Directions for this task: Keep the pictures out of the copy and repeat the records exactly.

Dataset records:

——

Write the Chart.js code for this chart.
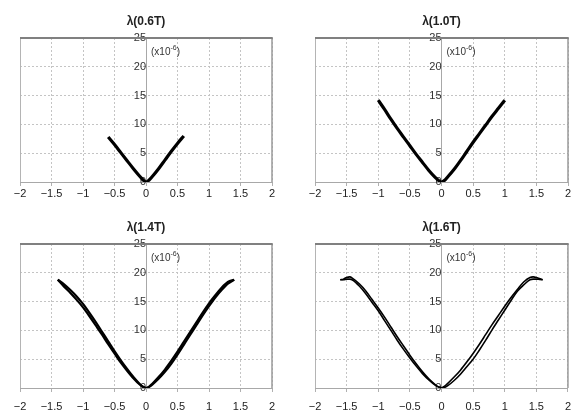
<!DOCTYPE html>
<html>
<head>
<meta charset="utf-8">
<script src="https://cdn.jsdelivr.net/npm/chart.js@4.4.1/dist/chart.umd.min.js"></script>
<style>
  html, body { margin: 0; padding: 0; background: #ffffff; }
  body { width: 579px; height: 412px; position: relative; overflow: hidden; }
  canvas { position: absolute; }
</style>
</head>
<body>
<canvas id="c1" width="290" height="206" style="left:0px;top:0px"></canvas>
<canvas id="c2" width="289" height="206" style="left:290px;top:0px"></canvas>
<canvas id="c3" width="290" height="206" style="left:0px;top:206px"></canvas>
<canvas id="c4" width="289" height="206" style="left:290px;top:206px"></canvas>
<script>
// ---- data ----
const titles = ['λ(0.6T)', 'λ(1.0T)', 'λ(1.4T)', 'λ(1.6T)'];
const xTicks = [-2, -1.5, -1, -0.5, 0, 0.5, 1, 1.5, 2];
const yTicks = [0, 5, 10, 15, 20, 25];
const unitLabel = '(x10';
const unitExp = '-6';

const x06 = [-0.6,-0.5,-0.4,-0.3,-0.2,-0.1,-0.05,0,0.05,0.1,0.2,0.3,0.4,0.5,0.6];
const y06 = [7.8,6.5,5.1,3.7,2.3,1.0,0.4,0,0.35,0.95,2.3,3.8,5.3,6.7,8.0];

const x10 = [-1.0,-0.9,-0.8,-0.7,-0.6,-0.5,-0.4,-0.3,-0.2,-0.1,-0.05,0,0.05,0.1,0.2,0.3,0.4,0.5,0.6,0.7,0.8,0.9,1.0];
const y10 = [14.2,12.6,10.9,9.3,7.8,6.3,4.8,3.4,2.0,0.8,0.3,0,0.3,0.9,2.2,3.7,5.3,6.9,8.4,9.9,11.4,12.8,14.2];

const x14 = [-1.4,-1.3,-1.2,-1.1,-1.0,-0.9,-0.8,-0.7,-0.6,-0.5,-0.4,-0.3,-0.2,-0.1,-0.05,0,0.05,0.1,0.2,0.3,0.4,0.5,0.6,0.7,0.8,0.9,1.0,1.1,1.2,1.3,1.4];
const y14a = [18.8,18.0,17.0,15.9,14.6,13.1,11.5,9.8,8.1,6.4,4.8,3.3,1.9,0.7,0.25,0,0.2,0.6,1.6,2.8,4.2,5.8,7.5,9.2,10.9,12.6,14.2,15.7,17.0,18.1,18.8];
const y14b = [18.8,17.6,16.5,15.3,14.0,12.5,10.9,9.3,7.6,6.0,4.4,3.0,1.7,0.6,0.2,0,0.25,0.75,1.9,3.2,4.7,6.3,8.0,9.7,11.4,13.1,14.7,16.1,17.4,18.4,18.8];

const x16 = [-1.6,-1.55,-1.5,-1.45,-1.4,-1.3,-1.2,-1.1,-1.0,-0.9,-0.8,-0.7,-0.6,-0.5,-0.4,-0.3,-0.2,-0.1,-0.05,0,0.05,0.1,0.2,0.3,0.4,0.5,0.6,0.7,0.8,0.9,1.0,1.1,1.2,1.3,1.4,1.45,1.5,1.55,1.6];
const y16a = [18.8,18.9,19.2,19.3,19.0,18.1,16.9,15.4,13.9,12.3,10.6,8.9,7.3,5.7,4.2,2.8,1.6,0.6,0.2,0,0.1,0.4,1.3,2.4,3.7,5.0,6.6,8.3,10.1,11.8,13.5,15.2,16.8,17.9,18.8,18.9,18.9,18.85,18.8];
const y16b = [18.8,18.8,18.9,18.9,18.7,17.7,16.4,14.9,13.4,11.7,10.0,8.3,6.7,5.2,3.8,2.5,1.4,0.5,0.2,0.05,0.3,0.8,1.9,3.1,4.5,6.0,7.6,9.3,11.0,12.6,14.2,15.7,17.1,18.4,19.2,19.3,19.2,19.0,18.8];

// ---- helpers ----
const FONT = "'Liberation Sans', Arial, sans-serif";
function pts(xs, ys) { return xs.map((x, i) => ({ x: x, y: ys[i] })); }

const framePlugin = {
  id: 'frame',
  beforeDatasetsDraw(chart) {
    const { ctx, chartArea: a } = chart;
    ctx.save();
    ctx.strokeStyle = '#b4b4b4'; ctx.lineWidth = 1;
    ctx.beginPath(); ctx.moveTo(a.left + 0.5, a.top); ctx.lineTo(a.left + 0.5, a.bottom); ctx.stroke();
    ctx.strokeStyle = '#9a9a9a'; ctx.lineWidth = 1.5;
    ctx.beginPath(); ctx.moveTo(a.right, a.top); ctx.lineTo(a.right, a.bottom); ctx.stroke();
    ctx.strokeStyle = '#808080'; ctx.lineWidth = 2;
    ctx.beginPath(); ctx.moveTo(a.left, a.top); ctx.lineTo(a.right + 0.75, a.top); ctx.stroke();
    ctx.restore();
  },
  afterDraw(chart) {
    const { ctx, scales } = chart;
    const x = scales.x.getPixelForValue(0) + 5;
    const y = scales.y.getPixelForValue(22.6);
    ctx.save();
    ctx.fillStyle = '#333';
    ctx.textBaseline = 'middle';
    ctx.font = '10px ' + FONT;
    ctx.fillText(unitLabel, x, y);
    let w = ctx.measureText(unitLabel).width;
    ctx.font = '7px ' + FONT;
    ctx.fillText(unitExp, x + w, y - 4);
    w += ctx.measureText(unitExp).width;
    ctx.font = '10px ' + FONT;
    ctx.fillText(')', x + w, y);
    ctx.restore();
  }
};

function makeChart(id, title, series, lineWidth, padL, padR, tickPad) {
  const datasets = series.map(s => ({
    data: s,
    showLine: true,
    borderColor: '#000',
    borderWidth: lineWidth,
    pointRadius: 0,
    cubicInterpolationMode: 'monotone',
    fill: false
  }));
  return new Chart(document.getElementById(id), {
    type: 'scatter',
    data: { datasets },
    plugins: [framePlugin],
    options: {
      responsive: false,
      animation: false,
      events: [],
      layout: { padding: { left: padL, right: padR, top: 14, bottom: 0 } },
      plugins: {
        legend: { display: false },
        tooltip: { enabled: false },
        title: {
          display: true, text: title, color: '#222',
          font: { family: FONT, size: 12, weight: 'bold' },
          padding: { top: 0, bottom: 9.6 }
        }
      },
      scales: {
        x: {
          type: 'linear', min: -2, max: 2,
          afterBuildTicks: s => { s.ticks = xTicks.map(v => ({ value: v })); },
          afterFit: s => { s.height = 24; },
          grid: { color: '#c4c4c4', lineWidth: 1, tickLength: 4, tickColor: '#b0b0b0' },
          border: { display: true, color: '#a8a8a8', width: 1, dash: [2, 2] },
          ticks: {
            color: '#222', padding: tickPad, maxRotation: 0, autoSkip: false,
            font: { family: FONT, size: 11 },
            callback: v => String(v).replace('-', '\u2212')
          }
        },
        y: {
          type: 'linear', min: 0, max: 25,
          position: { x: 0 },
          afterBuildTicks: s => { s.ticks = yTicks.map(v => ({ value: v })); },
          grid: { color: '#c4c4c4', lineWidth: 1, tickLength: 3, tickColor: '#b0b0b0' },
          border: { display: true, color: '#a8a8a8', width: 1, dash: [2, 2] },
          ticks: {
            color: '#333', padding: 1,
            font: { family: FONT, size: 11 }
          }
        }
      }
    }
  });
}

makeChart('c1', titles[0], [pts(x06, y06)], 3.2, 20, 18, 1);
makeChart('c2', titles[1], [pts(x10, y10)], 3.2, 25, 11, 1);
makeChart('c3', titles[2], [pts(x14, y14a), pts(x14, y14b)], 2.2, 20, 18, 8);
makeChart('c4', titles[3], [pts(x16, y16a), pts(x16, y16b)], 1.6, 25, 11, 8);
</script>
</body>
</html>
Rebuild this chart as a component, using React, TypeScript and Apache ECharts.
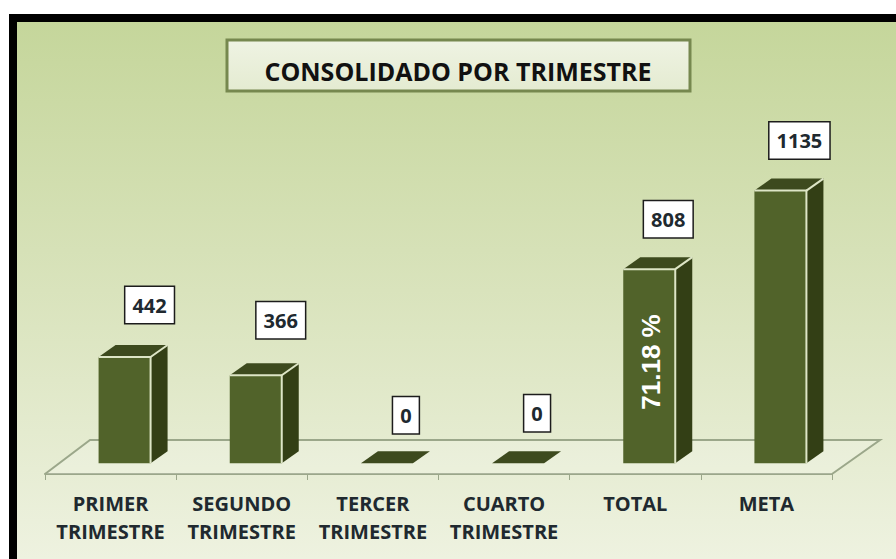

——

The response:
Write the Chart.js code for this chart.
<!DOCTYPE html>
<html>
<head>
<meta charset="utf-8">
<script src="https://cdn.jsdelivr.net/npm/chart.js@4.4.1/dist/chart.umd.min.js"></script>
<style>
  html, body { margin: 0; padding: 0; background: #ffffff; }
  body { width: 579px; height: 412px; position: relative; overflow: hidden; }
  canvas { position: absolute; }
</style>
</head>
<body>
<canvas id="c1" width="290" height="206" style="left:0px;top:0px"></canvas>
<canvas id="c2" width="289" height="206" style="left:290px;top:0px"></canvas>
<canvas id="c3" width="290" height="206" style="left:0px;top:206px"></canvas>
<canvas id="c4" width="289" height="206" style="left:290px;top:206px"></canvas>
<script>
// ---- data ----
const titles = ['λ(0.6T)', 'λ(1.0T)', 'λ(1.4T)', 'λ(1.6T)'];
const xTicks = [-2, -1.5, -1, -0.5, 0, 0.5, 1, 1.5, 2];
const yTicks = [0, 5, 10, 15, 20, 25];
const unitLabel = '(x10';
const unitExp = '-6';

const x06 = [-0.6,-0.5,-0.4,-0.3,-0.2,-0.1,-0.05,0,0.05,0.1,0.2,0.3,0.4,0.5,0.6];
const y06 = [7.8,6.5,5.1,3.7,2.3,1.0,0.4,0,0.35,0.95,2.3,3.8,5.3,6.7,8.0];

const x10 = [-1.0,-0.9,-0.8,-0.7,-0.6,-0.5,-0.4,-0.3,-0.2,-0.1,-0.05,0,0.05,0.1,0.2,0.3,0.4,0.5,0.6,0.7,0.8,0.9,1.0];
const y10 = [14.2,12.6,10.9,9.3,7.8,6.3,4.8,3.4,2.0,0.8,0.3,0,0.3,0.9,2.2,3.7,5.3,6.9,8.4,9.9,11.4,12.8,14.2];

const x14 = [-1.4,-1.3,-1.2,-1.1,-1.0,-0.9,-0.8,-0.7,-0.6,-0.5,-0.4,-0.3,-0.2,-0.1,-0.05,0,0.05,0.1,0.2,0.3,0.4,0.5,0.6,0.7,0.8,0.9,1.0,1.1,1.2,1.3,1.4];
const y14a = [18.8,18.0,17.0,15.9,14.6,13.1,11.5,9.8,8.1,6.4,4.8,3.3,1.9,0.7,0.25,0,0.2,0.6,1.6,2.8,4.2,5.8,7.5,9.2,10.9,12.6,14.2,15.7,17.0,18.1,18.8];
const y14b = [18.8,17.6,16.5,15.3,14.0,12.5,10.9,9.3,7.6,6.0,4.4,3.0,1.7,0.6,0.2,0,0.25,0.75,1.9,3.2,4.7,6.3,8.0,9.7,11.4,13.1,14.7,16.1,17.4,18.4,18.8];

const x16 = [-1.6,-1.55,-1.5,-1.45,-1.4,-1.3,-1.2,-1.1,-1.0,-0.9,-0.8,-0.7,-0.6,-0.5,-0.4,-0.3,-0.2,-0.1,-0.05,0,0.05,0.1,0.2,0.3,0.4,0.5,0.6,0.7,0.8,0.9,1.0,1.1,1.2,1.3,1.4,1.45,1.5,1.55,1.6];
const y16a = [18.8,18.9,19.2,19.3,19.0,18.1,16.9,15.4,13.9,12.3,10.6,8.9,7.3,5.7,4.2,2.8,1.6,0.6,0.2,0,0.1,0.4,1.3,2.4,3.7,5.0,6.6,8.3,10.1,11.8,13.5,15.2,16.8,17.9,18.8,18.9,18.9,18.85,18.8];
const y16b = [18.8,18.8,18.9,18.9,18.7,17.7,16.4,14.9,13.4,11.7,10.0,8.3,6.7,5.2,3.8,2.5,1.4,0.5,0.2,0.05,0.3,0.8,1.9,3.1,4.5,6.0,7.6,9.3,11.0,12.6,14.2,15.7,17.1,18.4,19.2,19.3,19.2,19.0,18.8];

// ---- helpers ----
const FONT = "'Liberation Sans', Arial, sans-serif";
function pts(xs, ys) { return xs.map((x, i) => ({ x: x, y: ys[i] })); }

const framePlugin = {
  id: 'frame',
  beforeDatasetsDraw(chart) {
    const { ctx, chartArea: a } = chart;
    ctx.save();
    ctx.strokeStyle = '#b4b4b4'; ctx.lineWidth = 1;
    ctx.beginPath(); ctx.moveTo(a.left + 0.5, a.top); ctx.lineTo(a.left + 0.5, a.bottom); ctx.stroke();
    ctx.strokeStyle = '#9a9a9a'; ctx.lineWidth = 1.5;
    ctx.beginPath(); ctx.moveTo(a.right, a.top); ctx.lineTo(a.right, a.bottom); ctx.stroke();
    ctx.strokeStyle = '#808080'; ctx.lineWidth = 2;
    ctx.beginPath(); ctx.moveTo(a.left, a.top); ctx.lineTo(a.right + 0.75, a.top); ctx.stroke();
    ctx.restore();
  },
  afterDraw(chart) {
    const { ctx, scales } = chart;
    const x = scales.x.getPixelForValue(0) + 5;
    const y = scales.y.getPixelForValue(22.6);
    ctx.save();
    ctx.fillStyle = '#333';
    ctx.textBaseline = 'middle';
    ctx.font = '10px ' + FONT;
    ctx.fillText(unitLabel, x, y);
    let w = ctx.measureText(unitLabel).width;
    ctx.font = '7px ' + FONT;
    ctx.fillText(unitExp, x + w, y - 4);
    w += ctx.measureText(unitExp).width;
    ctx.font = '10px ' + FONT;
    ctx.fillText(')', x + w, y);
    ctx.restore();
  }
};

function makeChart(id, title, series, lineWidth, padL, padR, tickPad) {
  const datasets = series.map(s => ({
    data: s,
    showLine: true,
    borderColor: '#000',
    borderWidth: lineWidth,
    pointRadius: 0,
    cubicInterpolationMode: 'monotone',
    fill: false
  }));
  return new Chart(document.getElementById(id), {
    type: 'scatter',
    data: { datasets },
    plugins: [framePlugin],
    options: {
      responsive: false,
      animation: false,
      events: [],
      layout: { padding: { left: padL, right: padR, top: 14, bottom: 0 } },
      plugins: {
        legend: { display: false },
        tooltip: { enabled: false },
        title: {
          display: true, text: title, color: '#222',
          font: { family: FONT, size: 12, weight: 'bold' },
          padding: { top: 0, bottom: 9.6 }
        }
      },
      scales: {
        x: {
          type: 'linear', min: -2, max: 2,
          afterBuildTicks: s => { s.ticks = xTicks.map(v => ({ value: v })); },
          afterFit: s => { s.height = 24; },
          grid: { color: '#c4c4c4', lineWidth: 1, tickLength: 4, tickColor: '#b0b0b0' },
          border: { display: true, color: '#a8a8a8', width: 1, dash: [2, 2] },
          ticks: {
            color: '#222', padding: tickPad, maxRotation: 0, autoSkip: false,
            font: { family: FONT, size: 11 },
            callback: v => String(v).replace('-', '\u2212')
          }
        },
        y: {
          type: 'linear', min: 0, max: 25,
          position: { x: 0 },
          afterBuildTicks: s => { s.ticks = yTicks.map(v => ({ value: v })); },
          grid: { color: '#c4c4c4', lineWidth: 1, tickLength: 3, tickColor: '#b0b0b0' },
          border: { display: true, color: '#a8a8a8', width: 1, dash: [2, 2] },
          ticks: {
            color: '#333', padding: 1,
            font: { family: FONT, size: 11 }
          }
        }
      }
    }
  });
}

makeChart('c1', titles[0], [pts(x06, y06)], 3.2, 20, 18, 1);
makeChart('c2', titles[1], [pts(x10, y10)], 3.2, 25, 11, 1);
makeChart('c3', titles[2], [pts(x14, y14a), pts(x14, y14b)], 2.2, 20, 18, 8);
makeChart('c4', titles[3], [pts(x16, y16a), pts(x16, y16b)], 1.6, 25, 11, 8);
</script>
</body>
</html>
Rebuild this chart as a component, using React, TypeScript and Apache ECharts.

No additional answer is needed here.